Do New MOFs Perform Better for CO(2) Capture and H(2) Purification? Computational Screening of the Updated MOF Database

[Image: see text] High-throughput computational screening of metal organic frameworks (MOFs) enables the discovery of new promising materials for CO(2) capture and H(2) purification. The number of synthesized MOFs is increasing very rapidly, and computation-ready, experimental MOF databases are being updated. Screening the most recent MOF database is essential to identify the best performing materials among several thousands. In this work, we performed molecular simulations of the most recent MOF database and described both the adsorbent and membrane-based separation performances of 10 221 MOFs for CO(2) capture and H(2) purification. The best materials identified for pressure swing adsorption, vacuum swing adsorption, and temperature swing adsorption processes outperformed commercial zeolites and previously studied MOFs in terms of CO(2) selectivity and adsorbent performance score. We then discussed the applicability of Ideal Adsorbed Solution Theory (IAST), effects of inaccessible local pores and catenation in the frameworks and the presence of impurities in CO(2)/H(2) mixture on the adsorbent performance metrics of MOFs. Very large numbers of MOF membranes were found to outperform traditional polymer and porous membranes in terms of H(2) permeability. Our results show that MOFs that are recently added into the updated MOF database have higher CO(2)/H(2) separation potentials than the previously reported MOFs.

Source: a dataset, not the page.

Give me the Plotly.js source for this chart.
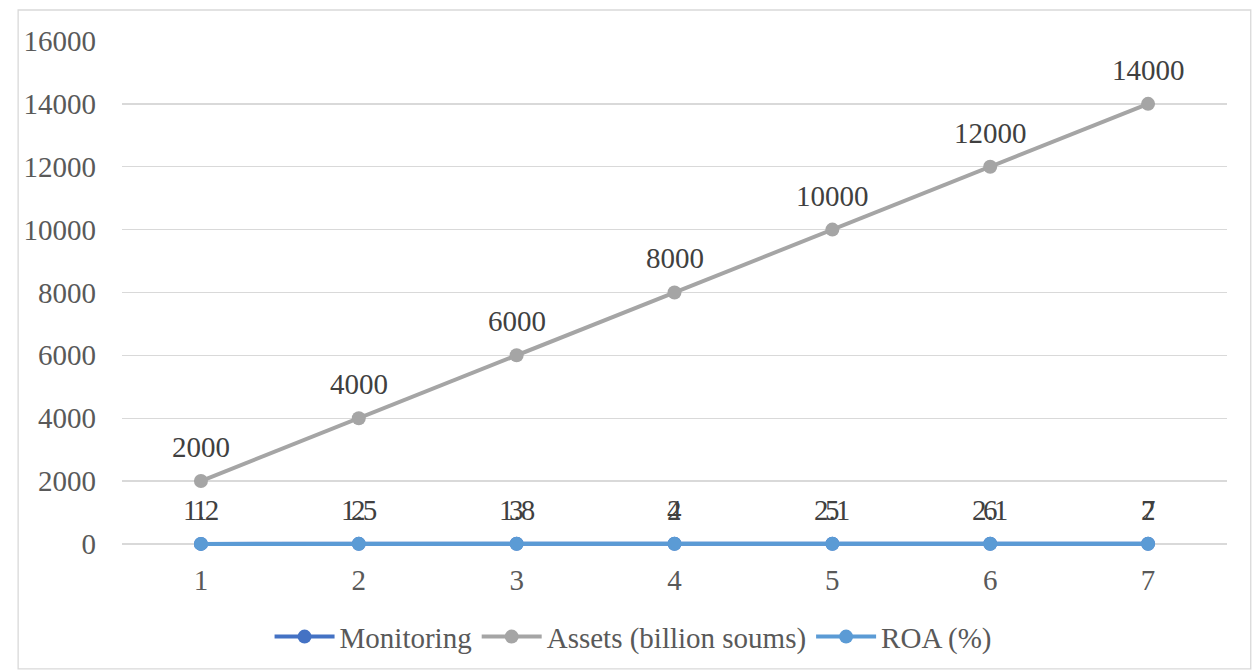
<!DOCTYPE html>
<html>
<head>
<meta charset="utf-8">
<script src="https://cdn.plot.ly/plotly-3.0.1.min.js"></script>
<style>html,body{margin:0;padding:0;background:#fff;}#chart{width:1252px;height:670px;}</style>
</head>
<body>
<div id="chart"></div>
<script>
const periods = [1, 2, 3, 4, 5, 6, 7];
const monitoring = [1, 2, 3, 4, 5, 6, 7];
const assets = [2000, 4000, 6000, 8000, 10000, 12000, 14000];
const roa = [1.2, 1.5, 1.8, 2, 2.1, 2.1, 2];
const seriesNames = ["Monitoring", "Assets (billion soums)", "ROA (%)"];
const yTicks = [0, 2000, 4000, 6000, 8000, 10000, 12000, 14000, 16000];

const font = "Liberation Serif";
const fs = 29;

function trace(name, y, color) {
  return {
    x: periods, y: y, name: name, type: "scatter", mode: "lines+markers",
    line: {color: color, width: 4},
    marker: {color: color, size: 14},
    cliponaxis: false
  };
}

const data = [
  trace(seriesNames[0], monitoring, "#4472C4"),
  trace(seriesNames[1], assets, "#A5A5A5"),
  trace(seriesNames[2], roa, "#5B9BD5")
];

const annotations = [];
[monitoring, assets, roa].forEach(function (ys) {
  ys.forEach(function (v, i) {
    annotations.push({x: periods[i], y: v, xref: "x", yref: "y", text: String(v),
      showarrow: false, yshift: 34, font: {family: font, size: fs, color: "#404040"}});
  });
});

const layout = {
  width: 1252, height: 670,
  margin: {l: 122, r: 25, t: 41, b: 122, autoexpand: false},
  paper_bgcolor: "#fff", plot_bgcolor: "#fff",
  font: {family: font, size: fs, color: "#595959"},
  showlegend: true,
  legend: {orientation: "h", x: 0.4625, y: -0.175, xanchor: "center", yanchor: "middle",
           font: {family: font, size: fs, color: "#595959"}, itemwidth: 60, tracegroupgap: 0},
  xaxis: {range: [0.5, 7.5], tickvals: periods, ticktext: periods.map(String),
          showgrid: false, zeroline: false, showline: false, ticks: "", ticklabelstandoff: 12,
          tickfont: {family: font, size: fs, color: "#595959"}},
  yaxis: {range: [-130, 16000], tickvals: yTicks, ticktext: yTicks.map(String),
          showgrid: true, gridcolor: "#D9D9D9", gridwidth: 1.3, zeroline: true, zerolinecolor: "#D9D9D9", zerolinewidth: 1.3,
          showline: false, ticks: "", ticklabelstandoff: 25,
          tickfont: {family: font, size: fs, color: "#595959"}},
  annotations: annotations,
  shapes: [{type: "rect", xref: "paper", yref: "paper",
            x0: -0.094, x1: 1.0215, y0: -0.2385, y1: 1.0611,
            line: {color: "#D9D9D9", width: 1.3}, fillcolor: "rgba(0,0,0,0)", layer: "below"}]
};

Plotly.newPlot("chart", data, layout, {displayModeBar: false, staticPlot: true});
</script>
</body>
</html>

MOFs with small pores were identified as potential adsorbents for selective capture of CO(2) from H(2), whereas MOFs with high porosities were the promising membranes for selective separation of H(2) from CO(2). This study reveals the importance of enriching the number of MOFs in high-throughput computational screening studies for the discovery of new promising materials for CO(2)/H(2) separation.